Colorado can do better by its residents, Speaker of the House Andrew Romanoff said Saturday in Craig.
Romanoff discussed Referenda C and D with about 30 people at Craig City Park. The speaker is traveling the state touting C and D before the November election.
He said the referenda are the most important issues facing the state.
"This is the most important debate the state will have in the next decade," Romanoff said.
Referendum C would allow lawmakers to keep an estimated $3.7 billion in tax revenues during the next five years that otherwise would be returned to taxpayers under the Taxpayers Bill of Rights (TABOR).
Referendum D is a bond for capital investments.
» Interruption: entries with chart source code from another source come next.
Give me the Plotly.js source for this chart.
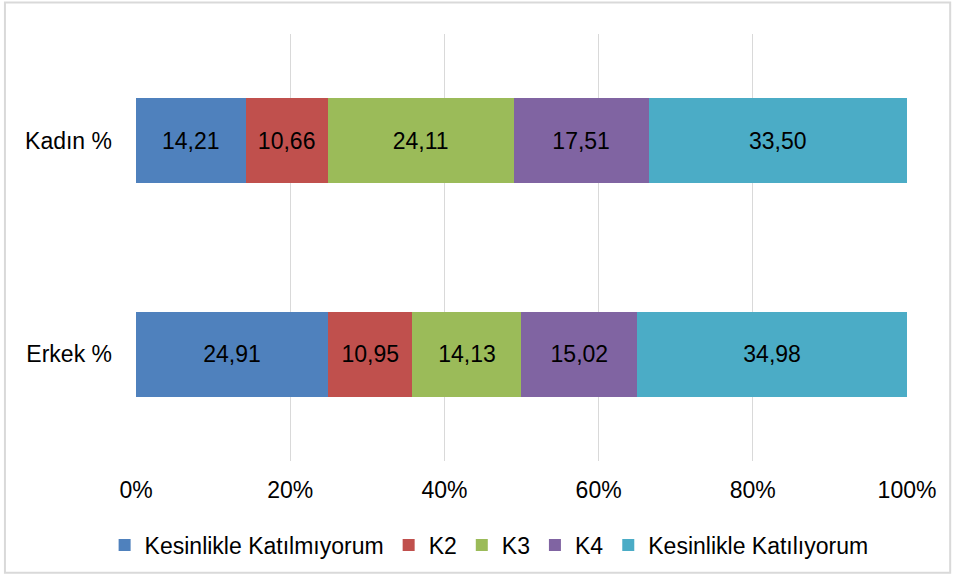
<!DOCTYPE html>
<html>
<head>
<meta charset="utf-8">
<script src="https://cdn.plot.ly/plotly-3.0.1.min.js"></script>
<style>body{margin:0;background:#fff}#c{width:957px;height:577px}</style>
</head>
<body>
<div id="c"></div>
<script>
const categories = ['Erkek %', 'Kadın %'];
const seriesNames = ['Kesinlikle Katılmıyorum', 'K2', 'K3', 'K4', 'Kesinlikle Katılıyorum'];
const erkek = [24.91, 10.95, 14.13, 15.02, 34.98];
const kadin = [14.21, 10.66, 24.11, 17.51, 33.50];
const colors = ['#4F81BD', '#C0504D', '#9BBB59', '#8064A2', '#4BACC6'];
const xTicks = [0, 20, 40, 60, 80, 100];
const xTickLabels = ['0%', '20%', '40%', '60%', '80%', '100%'];

const font = 'Liberation Sans, Arial, sans-serif';
const fs = 23;
const traces = seriesNames.map((name, i) => ({
  type: 'bar',
  orientation: 'h',
  name: name,
  y: categories,
  x: [erkek[i], kadin[i]],
  marker: {color: colors[i], line: {width: 0}},
  texttemplate: '%{x:.2f}',
  textposition: 'inside',
  insidetextanchor: 'middle',
  textfont: {color: '#000', size: fs, family: font},
  hoverinfo: 'none'
}));

const layout = {
  width: 957, height: 577,
  margin: {l: 136, r: 50, t: 34, b: 115},
  barmode: 'stack',
  bargap: 0.6,
  separators: ',.',
  font: {family: font, size: fs, color: '#000'},
  paper_bgcolor: '#fff', plot_bgcolor: '#fff',
  showlegend: true,
  legend: {orientation: 'h', x: 0.458, xanchor: 'center', y: -0.194, yanchor: 'middle',
           traceorder: 'normal', font: {size: fs, family: font}, itemwidth: 30},
  xaxis: {range: [0, 100], tickmode: 'array', tickvals: xTicks, ticktext: xTickLabels, showgrid: true,
          gridcolor: '#d9d9d9', gridwidth: 1, zeroline: false, showline: false,
          ticks: '', ticklabelstandoff: 13, fixedrange: true},
  yaxis: {categoryorder: 'array', categoryarray: categories, showgrid: false,
          zeroline: false, showline: false, ticks: '', ticklabelstandoff: 23, fixedrange: true},
  shapes: [{type: 'rect', xref: 'paper', yref: 'paper',
            x0: -0.17, x1: 1.056, y0: -0.262, y1: 1.074,
            line: {color: '#d9d9d9', width: 2}, fillcolor: 'rgba(0,0,0,0)', layer: 'below'}]
};
Plotly.newPlot('c', traces, layout, {displayModeBar: false, staticPlot: true});
</script>
</body>
</html>
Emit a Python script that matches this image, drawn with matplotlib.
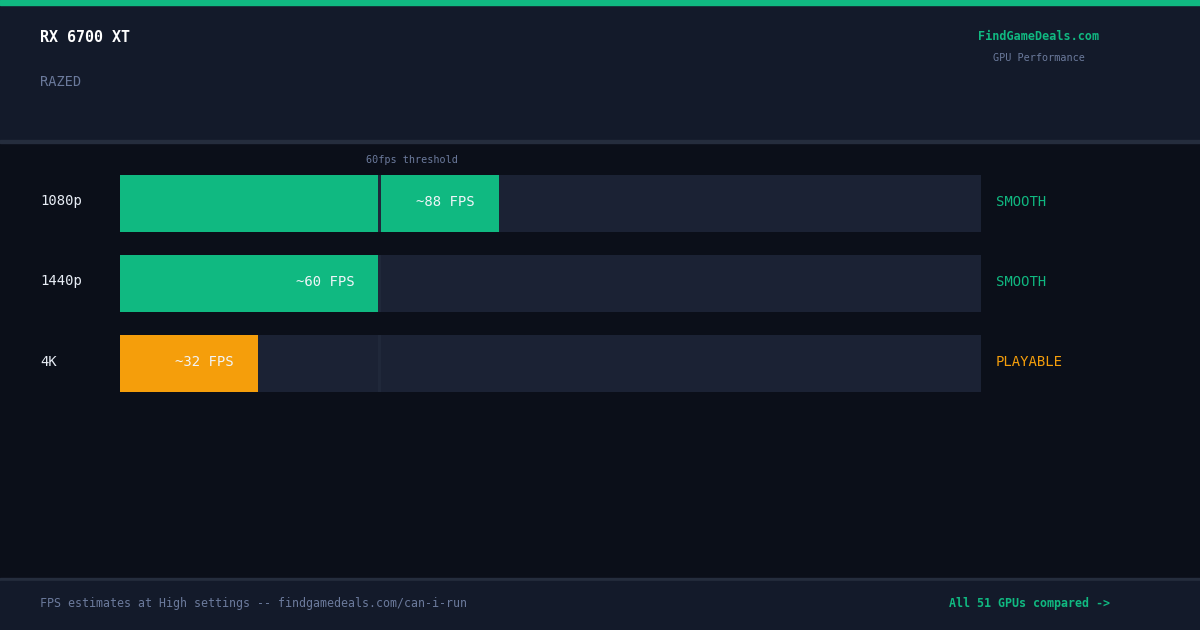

The bond would be paid off in part with 10 percent of the money from Referendum C. If Referendum C fails, so does D, but C can pass without D.
The recession that hit the state after Sept. 11 and the wildfires of 2002, combined with revenue restrictions imposed on legislators by TABOR, left the state with a fiscal crisis, Romanoff said.
"C and D will help us fix that problem," Romanoff said.
He said the referenda are not a tax increase, though opponents believe they are.
"We can (accomplish our goals) just with the money we are already collecting," Romanoff said.
The TABOR refunds that voters would forego if the referenda pass would cost about $100 per taxpayer over the next five years, Romanoff said.
The referenda will help the state attract employers and high-paying jobs by improving higher education, he said.
Romanoff said he has talked to business leaders who say they will move their operations to other states where higher education is a priority.
"Northwest Colorado and the rest of our state lose when we don't keep up with those other states," Romanoff said.
About 30 percent of Referendum C's $3.7 billion would go to community colleges and state colleges. Referendum D will pump $50 million into higher education for capital projects.
Referenda C and D also will put money into K-12 education, health care and roads.
Romanoff said the referenda are particularly important for roads in rural Colorado. Metro Denver already has major transportation projects, Romanoff said, but rural areas need the projects from C and D.
If the referenda pass, roughly $5 million will go toward two sections of highway in Moffat County -- widening Colorado Highway 13 near the Wyoming border and resurfacing U.S. Highway 40 near Maybell.
Craig City Councilman Terry Carwile invited Romanoff to speak in Craig. Carwile, who also supports C and D, said afterward he was happy with Romanoff's comments.